• _DATA BLOCK_

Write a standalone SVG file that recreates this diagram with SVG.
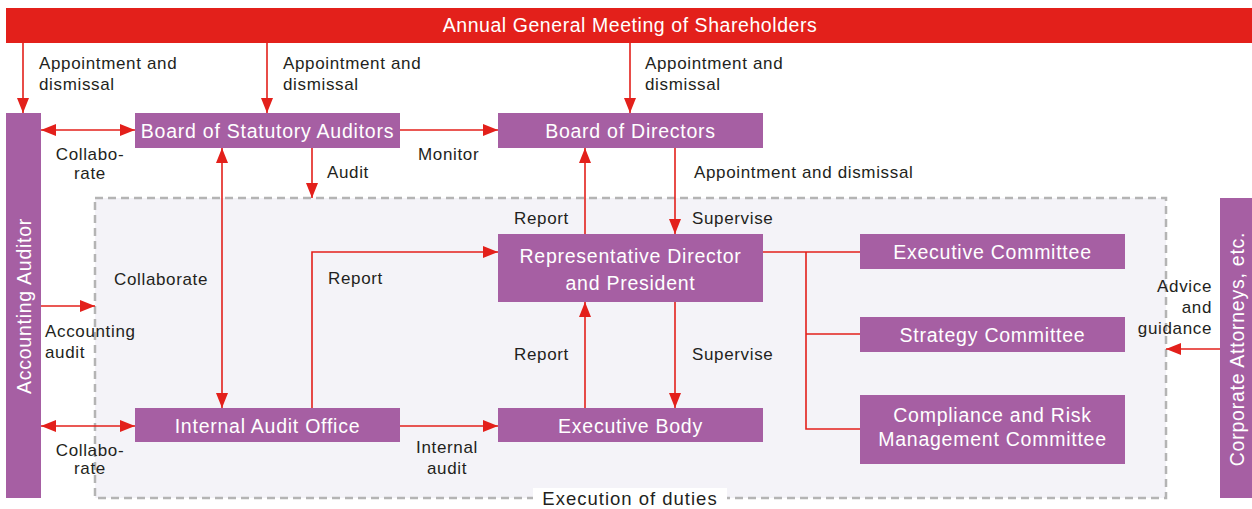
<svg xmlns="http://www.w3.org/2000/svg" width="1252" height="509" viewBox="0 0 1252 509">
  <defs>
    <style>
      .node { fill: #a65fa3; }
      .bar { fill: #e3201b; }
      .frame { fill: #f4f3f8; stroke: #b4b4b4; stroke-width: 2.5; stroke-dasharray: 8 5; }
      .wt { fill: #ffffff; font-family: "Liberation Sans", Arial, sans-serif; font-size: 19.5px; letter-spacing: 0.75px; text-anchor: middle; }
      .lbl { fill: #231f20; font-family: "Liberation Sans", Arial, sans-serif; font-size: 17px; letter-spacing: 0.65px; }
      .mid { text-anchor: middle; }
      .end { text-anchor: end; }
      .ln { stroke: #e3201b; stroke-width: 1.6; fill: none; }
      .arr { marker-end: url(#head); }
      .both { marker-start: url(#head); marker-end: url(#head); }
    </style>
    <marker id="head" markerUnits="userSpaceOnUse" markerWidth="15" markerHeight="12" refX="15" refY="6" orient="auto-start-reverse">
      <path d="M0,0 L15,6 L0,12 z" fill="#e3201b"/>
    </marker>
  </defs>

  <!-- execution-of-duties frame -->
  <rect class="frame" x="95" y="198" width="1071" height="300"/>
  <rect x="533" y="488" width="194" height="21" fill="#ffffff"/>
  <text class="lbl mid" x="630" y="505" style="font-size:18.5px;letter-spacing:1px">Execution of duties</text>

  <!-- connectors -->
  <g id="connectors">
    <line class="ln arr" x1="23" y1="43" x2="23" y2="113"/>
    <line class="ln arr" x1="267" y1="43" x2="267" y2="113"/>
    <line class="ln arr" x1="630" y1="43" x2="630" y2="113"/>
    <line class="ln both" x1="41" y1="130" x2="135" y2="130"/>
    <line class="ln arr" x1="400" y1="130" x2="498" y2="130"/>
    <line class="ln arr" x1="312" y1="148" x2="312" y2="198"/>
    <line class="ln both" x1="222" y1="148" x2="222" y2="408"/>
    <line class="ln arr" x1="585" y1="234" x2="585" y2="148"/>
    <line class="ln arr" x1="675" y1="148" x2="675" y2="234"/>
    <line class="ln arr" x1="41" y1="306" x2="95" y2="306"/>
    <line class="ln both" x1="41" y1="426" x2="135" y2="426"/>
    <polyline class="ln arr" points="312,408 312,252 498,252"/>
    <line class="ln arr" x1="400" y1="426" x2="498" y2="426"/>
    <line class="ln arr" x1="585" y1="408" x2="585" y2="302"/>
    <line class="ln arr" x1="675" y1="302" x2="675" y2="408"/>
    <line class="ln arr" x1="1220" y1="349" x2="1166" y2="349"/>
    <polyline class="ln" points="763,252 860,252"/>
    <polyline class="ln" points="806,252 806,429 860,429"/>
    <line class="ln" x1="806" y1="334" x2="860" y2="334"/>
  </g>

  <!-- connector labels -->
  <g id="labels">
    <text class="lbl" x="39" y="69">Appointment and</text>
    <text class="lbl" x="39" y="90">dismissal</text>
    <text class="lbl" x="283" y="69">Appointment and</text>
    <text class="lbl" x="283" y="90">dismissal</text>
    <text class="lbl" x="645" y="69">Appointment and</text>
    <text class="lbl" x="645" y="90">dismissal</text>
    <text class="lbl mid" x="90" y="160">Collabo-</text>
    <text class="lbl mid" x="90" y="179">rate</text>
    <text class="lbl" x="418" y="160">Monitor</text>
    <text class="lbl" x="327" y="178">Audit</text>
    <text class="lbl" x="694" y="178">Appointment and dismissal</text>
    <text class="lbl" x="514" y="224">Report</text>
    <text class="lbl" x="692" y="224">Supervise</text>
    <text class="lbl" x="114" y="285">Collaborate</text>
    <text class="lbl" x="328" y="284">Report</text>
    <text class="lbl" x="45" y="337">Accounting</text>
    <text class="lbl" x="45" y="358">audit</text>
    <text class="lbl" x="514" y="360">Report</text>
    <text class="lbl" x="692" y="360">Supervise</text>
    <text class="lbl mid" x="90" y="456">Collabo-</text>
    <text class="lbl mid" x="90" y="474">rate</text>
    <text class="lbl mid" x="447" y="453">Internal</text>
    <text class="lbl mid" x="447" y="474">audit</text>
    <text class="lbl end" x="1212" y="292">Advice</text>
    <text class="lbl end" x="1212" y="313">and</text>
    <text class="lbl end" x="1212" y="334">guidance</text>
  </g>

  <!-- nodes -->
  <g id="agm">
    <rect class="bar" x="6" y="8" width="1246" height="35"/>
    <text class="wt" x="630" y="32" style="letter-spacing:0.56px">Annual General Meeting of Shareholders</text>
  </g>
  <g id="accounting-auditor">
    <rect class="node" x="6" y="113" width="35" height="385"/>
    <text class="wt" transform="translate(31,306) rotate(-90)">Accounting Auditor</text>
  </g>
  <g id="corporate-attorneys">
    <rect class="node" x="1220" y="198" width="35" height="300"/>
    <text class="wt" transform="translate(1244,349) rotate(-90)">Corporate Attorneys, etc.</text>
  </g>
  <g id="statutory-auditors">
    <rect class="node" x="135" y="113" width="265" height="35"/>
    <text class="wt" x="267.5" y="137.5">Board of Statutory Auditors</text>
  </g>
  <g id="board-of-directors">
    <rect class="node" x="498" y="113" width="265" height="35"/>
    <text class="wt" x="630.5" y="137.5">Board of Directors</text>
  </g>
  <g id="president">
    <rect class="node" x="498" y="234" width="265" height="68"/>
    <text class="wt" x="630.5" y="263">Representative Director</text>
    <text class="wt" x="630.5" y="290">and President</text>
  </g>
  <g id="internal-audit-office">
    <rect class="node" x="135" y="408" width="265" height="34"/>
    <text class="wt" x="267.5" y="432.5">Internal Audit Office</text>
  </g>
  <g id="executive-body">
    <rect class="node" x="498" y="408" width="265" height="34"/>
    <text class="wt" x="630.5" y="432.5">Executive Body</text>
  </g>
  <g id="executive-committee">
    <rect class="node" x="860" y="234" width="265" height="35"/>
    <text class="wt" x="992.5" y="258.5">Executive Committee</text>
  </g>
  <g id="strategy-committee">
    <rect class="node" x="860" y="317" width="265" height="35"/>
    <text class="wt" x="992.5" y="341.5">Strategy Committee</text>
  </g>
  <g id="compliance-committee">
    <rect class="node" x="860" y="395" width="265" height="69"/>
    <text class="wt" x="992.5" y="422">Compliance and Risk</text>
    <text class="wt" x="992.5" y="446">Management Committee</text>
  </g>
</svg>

• _CHALLENGE_
Reproduce the data above in full, exactly as it is, with the pictures left out.

• _WRITTEN ANSWER_
Write a standalone SVG file that recreates this diagram with SVG.
<svg xmlns="http://www.w3.org/2000/svg" width="1252" height="509" viewBox="0 0 1252 509">
  <defs>
    <style>
      .node { fill: #a65fa3; }
      .bar { fill: #e3201b; }
      .frame { fill: #f4f3f8; stroke: #b4b4b4; stroke-width: 2.5; stroke-dasharray: 8 5; }
      .wt { fill: #ffffff; font-family: "Liberation Sans", Arial, sans-serif; font-size: 19.5px; letter-spacing: 0.75px; text-anchor: middle; }
      .lbl { fill: #231f20; font-family: "Liberation Sans", Arial, sans-serif; font-size: 17px; letter-spacing: 0.65px; }
      .mid { text-anchor: middle; }
      .end { text-anchor: end; }
      .ln { stroke: #e3201b; stroke-width: 1.6; fill: none; }
      .arr { marker-end: url(#head); }
      .both { marker-start: url(#head); marker-end: url(#head); }
    </style>
    <marker id="head" markerUnits="userSpaceOnUse" markerWidth="15" markerHeight="12" refX="15" refY="6" orient="auto-start-reverse">
      <path d="M0,0 L15,6 L0,12 z" fill="#e3201b"/>
    </marker>
  </defs>

  <!-- execution-of-duties frame -->
  <rect class="frame" x="95" y="198" width="1071" height="300"/>
  <rect x="533" y="488" width="194" height="21" fill="#ffffff"/>
  <text class="lbl mid" x="630" y="505" style="font-size:18.5px;letter-spacing:1px">Execution of duties</text>

  <!-- connectors -->
  <g id="connectors">
    <line class="ln arr" x1="23" y1="43" x2="23" y2="113"/>
    <line class="ln arr" x1="267" y1="43" x2="267" y2="113"/>
    <line class="ln arr" x1="630" y1="43" x2="630" y2="113"/>
    <line class="ln both" x1="41" y1="130" x2="135" y2="130"/>
    <line class="ln arr" x1="400" y1="130" x2="498" y2="130"/>
    <line class="ln arr" x1="312" y1="148" x2="312" y2="198"/>
    <line class="ln both" x1="222" y1="148" x2="222" y2="408"/>
    <line class="ln arr" x1="585" y1="234" x2="585" y2="148"/>
    <line class="ln arr" x1="675" y1="148" x2="675" y2="234"/>
    <line class="ln arr" x1="41" y1="306" x2="95" y2="306"/>
    <line class="ln both" x1="41" y1="426" x2="135" y2="426"/>
    <polyline class="ln arr" points="312,408 312,252 498,252"/>
    <line class="ln arr" x1="400" y1="426" x2="498" y2="426"/>
    <line class="ln arr" x1="585" y1="408" x2="585" y2="302"/>
    <line class="ln arr" x1="675" y1="302" x2="675" y2="408"/>
    <line class="ln arr" x1="1220" y1="349" x2="1166" y2="349"/>
    <polyline class="ln" points="763,252 860,252"/>
    <polyline class="ln" points="806,252 806,429 860,429"/>
    <line class="ln" x1="806" y1="334" x2="860" y2="334"/>
  </g>

  <!-- connector labels -->
  <g id="labels">
    <text class="lbl" x="39" y="69">Appointment and</text>
    <text class="lbl" x="39" y="90">dismissal</text>
    <text class="lbl" x="283" y="69">Appointment and</text>
    <text class="lbl" x="283" y="90">dismissal</text>
    <text class="lbl" x="645" y="69">Appointment and</text>
    <text class="lbl" x="645" y="90">dismissal</text>
    <text class="lbl mid" x="90" y="160">Collabo-</text>
    <text class="lbl mid" x="90" y="179">rate</text>
    <text class="lbl" x="418" y="160">Monitor</text>
    <text class="lbl" x="327" y="178">Audit</text>
    <text class="lbl" x="694" y="178">Appointment and dismissal</text>
    <text class="lbl" x="514" y="224">Report</text>
    <text class="lbl" x="692" y="224">Supervise</text>
    <text class="lbl" x="114" y="285">Collaborate</text>
    <text class="lbl" x="328" y="284">Report</text>
    <text class="lbl" x="45" y="337">Accounting</text>
    <text class="lbl" x="45" y="358">audit</text>
    <text class="lbl" x="514" y="360">Report</text>
    <text class="lbl" x="692" y="360">Supervise</text>
    <text class="lbl mid" x="90" y="456">Collabo-</text>
    <text class="lbl mid" x="90" y="474">rate</text>
    <text class="lbl mid" x="447" y="453">Internal</text>
    <text class="lbl mid" x="447" y="474">audit</text>
    <text class="lbl end" x="1212" y="292">Advice</text>
    <text class="lbl end" x="1212" y="313">and</text>
    <text class="lbl end" x="1212" y="334">guidance</text>
  </g>

  <!-- nodes -->
  <g id="agm">
    <rect class="bar" x="6" y="8" width="1246" height="35"/>
    <text class="wt" x="630" y="32" style="letter-spacing:0.56px">Annual General Meeting of Shareholders</text>
  </g>
  <g id="accounting-auditor">
    <rect class="node" x="6" y="113" width="35" height="385"/>
    <text class="wt" transform="translate(31,306) rotate(-90)">Accounting Auditor</text>
  </g>
  <g id="corporate-attorneys">
    <rect class="node" x="1220" y="198" width="35" height="300"/>
    <text class="wt" transform="translate(1244,349) rotate(-90)">Corporate Attorneys, etc.</text>
  </g>
  <g id="statutory-auditors">
    <rect class="node" x="135" y="113" width="265" height="35"/>
    <text class="wt" x="267.5" y="137.5">Board of Statutory Auditors</text>
  </g>
  <g id="board-of-directors">
    <rect class="node" x="498" y="113" width="265" height="35"/>
    <text class="wt" x="630.5" y="137.5">Board of Directors</text>
  </g>
  <g id="president">
    <rect class="node" x="498" y="234" width="265" height="68"/>
    <text class="wt" x="630.5" y="263">Representative Director</text>
    <text class="wt" x="630.5" y="290">and President</text>
  </g>
  <g id="internal-audit-office">
    <rect class="node" x="135" y="408" width="265" height="34"/>
    <text class="wt" x="267.5" y="432.5">Internal Audit Office</text>
  </g>
  <g id="executive-body">
    <rect class="node" x="498" y="408" width="265" height="34"/>
    <text class="wt" x="630.5" y="432.5">Executive Body</text>
  </g>
  <g id="executive-committee">
    <rect class="node" x="860" y="234" width="265" height="35"/>
    <text class="wt" x="992.5" y="258.5">Executive Committee</text>
  </g>
  <g id="strategy-committee">
    <rect class="node" x="860" y="317" width="265" height="35"/>
    <text class="wt" x="992.5" y="341.5">Strategy Committee</text>
  </g>
  <g id="compliance-committee">
    <rect class="node" x="860" y="395" width="265" height="69"/>
    <text class="wt" x="992.5" y="422">Compliance and Risk</text>
    <text class="wt" x="992.5" y="446">Management Committee</text>
  </g>
</svg>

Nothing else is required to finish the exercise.